Part of learning the ins and outs of real estate is buyer research.
The buyer brings business to you while carrying unavoidable baggage. This ‘baggage’ could be an unpleasant attitude, finicky demands, or finance issues. As a whole, buyers highlight the gaps hidden in real estate. Zillow, a leader in real estate websites, recently performed research on buyers’ backgrounds to find disturbing inequalities.
Certain age demographics are more active in house hunting than others are. The 18-34 range is an active bunch. Also called millennial, this age group searches for homes due to motherhood and family. The rental market is great for singles testing the waters of living alone, but motherhood millennials don’t have time.
A trend climbing among young adults is moving back to their parents’ house. Previous times where young people could live alone is a dream thanks to rising home prices, an increase in the cost of living, and lower hourly wages. The 18-25 generation is likely to remain at home with parents, although it is decreasing. The 26-34 groups are increasing, but the overall percentage doesn’t stack up to the younger counterpart. Consequently, both groups are renting longer before purchasing their first home.
Expect minorities to pursue homeownership, yet struggle to make it a reality. Minorities are most likely to borrow from mortgage lenders, receive a rejection letter from mortgage lenders, and less likely to become homeowners. Government programs exist for minorities, but is isn’t sufficient.
Money continues to talk in real estate. Low-income people will have difficulty in purchasing a home while higher incomes will not. This is due to rising home prices and steady income. This results in once affordable homes becoming no longer affordable. Low-income workers living in the affordable homes are struggling due to dedicating too many savings, retirement, and paychecks to mortgage payments. In turn, those affordable homes end up on the foreclosed list while low-income workers enter the rental market. Furthermore, rental prices are climbing exponentially to the point where low-income workers cannot afford to make rent payments.

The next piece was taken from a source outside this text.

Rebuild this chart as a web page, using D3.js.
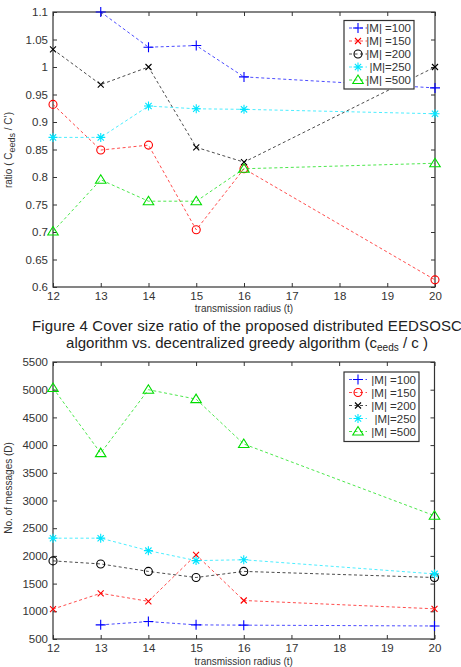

Student debt is a major hindrance for millennials and low-income workers who cannot buy a home. A commitment to mortgage payments is too much debt to handle. Instead, they delay a home purchase until student loans are nonexistent.
Some cities and states will outperform other cities. A state’s metro area is generating more buyers to live there than rural areas. Denver, Raleigh, Charlotte, Nashville, Las Vegas, Atlanta, Seattle, and Boston are hotspots. If a particular state is catching your eye, aim for northern California, southern Arizona, east Texas, Utah, Ohio, and Florida. Likewise, New York City, Los Angeles, Chicago, San Francisco, and Hawaii are too expensive for new residents to buy a home and afford the cost of living. These cities are most likely to lose residents.
The growth becomes a catch-22 for low-income workers. They want to move to metro areas to gain social and economic growth, but can’t do that unless they have the funds.
These gaps will continue to widen by the day until it affects the economy. However, when realtors understand the gaps, they will find solutions to fill it. Begin by making every buyer feel welcome. Treat them with class and respect, yet mention the harsh realities of house hunting and homeownership. Realtors should exhaust their resources to assist these minorities in hopes their dreams come true.
DISCLAIMER: This article expresses my own ideas and opinions. Any information I have shared are from sources that I believe to be reliable and accurate. I did not receive any financial compensation in writing this post, nor do I own any shares in any company I’ve mentioned. I encourage any reader to do their own diligent research first before making any investment decisions.